Return the material word for word. Do not include the pictures.
::::
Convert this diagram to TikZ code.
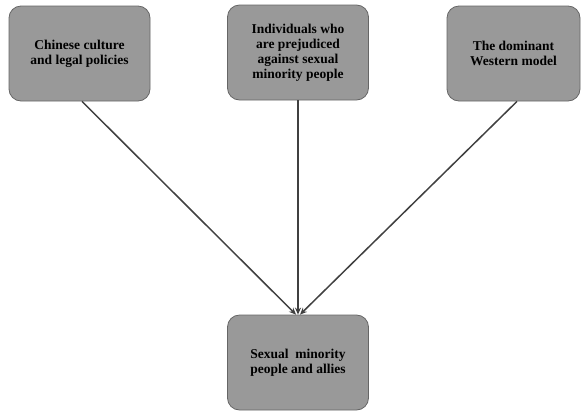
\documentclass[tikz,border=0pt]{standalone}
\usepackage{fontspec}
\newfontfamily\boxfont[BoldFont={Liberation Serif Bold}]{Liberation Serif}
\usetikzlibrary{arrows.meta}
\begin{document}
\begin{tikzpicture}[x=1pt,y=-1pt,
  box/.style={draw=black!60, line width=0.8pt, fill=black!40, rounded corners=12pt,
    minimum width=141pt, minimum height=95pt, align=center,
    font=\boxfont\bfseries\fontsize{13.5}{15}\selectfont, text=black, inner sep=2pt},
  link/.style={draw=black!75, line width=1.5pt, -{Stealth[length=7pt,width=6pt]}}]
\useasboundingbox (0,0) rectangle (581,413);
\node[box] (a) at (79.5,53.5) {Chinese culture\\and legal policies};
\node[box] (b) at (298,52.5) {Individuals who\\are prejudiced\\against sexual\\minority people};
\node[box, minimum width=133pt] (c) at (513.5,53.5) {The dominant\\Western model};
\node[box] (d) at (298,362.5) {Sexual\ \ minority\\people and allies};
\coordinate (a0) at ([xshift=2.5pt]a.south);
\coordinate (c0) at ([xshift=3.5pt]c.south);
\draw[link] (a0) -- ([xshift=-2pt]d.north);
\draw[link] (b.south) -- (d.north);
\draw[link] (c0) -- ([xshift=2pt]d.north);
\end{tikzpicture}
\end{document}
::::
_Result of this task_.
Convert this diagram to TikZ code.
\documentclass[tikz,border=0pt]{standalone}
\usepackage{fontspec}
\newfontfamily\boxfont[BoldFont={Liberation Serif Bold}]{Liberation Serif}
\usetikzlibrary{arrows.meta}
\begin{document}
\begin{tikzpicture}[x=1pt,y=-1pt,
  box/.style={draw=black!60, line width=0.8pt, fill=black!40, rounded corners=12pt,
    minimum width=141pt, minimum height=95pt, align=center,
    font=\boxfont\bfseries\fontsize{13.5}{15}\selectfont, text=black, inner sep=2pt},
  link/.style={draw=black!75, line width=1.5pt, -{Stealth[length=7pt,width=6pt]}}]
\useasboundingbox (0,0) rectangle (581,413);
\node[box] (a) at (79.5,53.5) {Chinese culture\\and legal policies};
\node[box] (b) at (298,52.5) {Individuals who\\are prejudiced\\against sexual\\minority people};
\node[box, minimum width=133pt] (c) at (513.5,53.5) {The dominant\\Western model};
\node[box] (d) at (298,362.5) {Sexual\ \ minority\\people and allies};
\coordinate (a0) at ([xshift=2.5pt]a.south);
\coordinate (c0) at ([xshift=3.5pt]c.south);
\draw[link] (a0) -- ([xshift=-2pt]d.north);
\draw[link] (b.south) -- (d.north);
\draw[link] (c0) -- ([xshift=2pt]d.north);
\end{tikzpicture}
\end{document}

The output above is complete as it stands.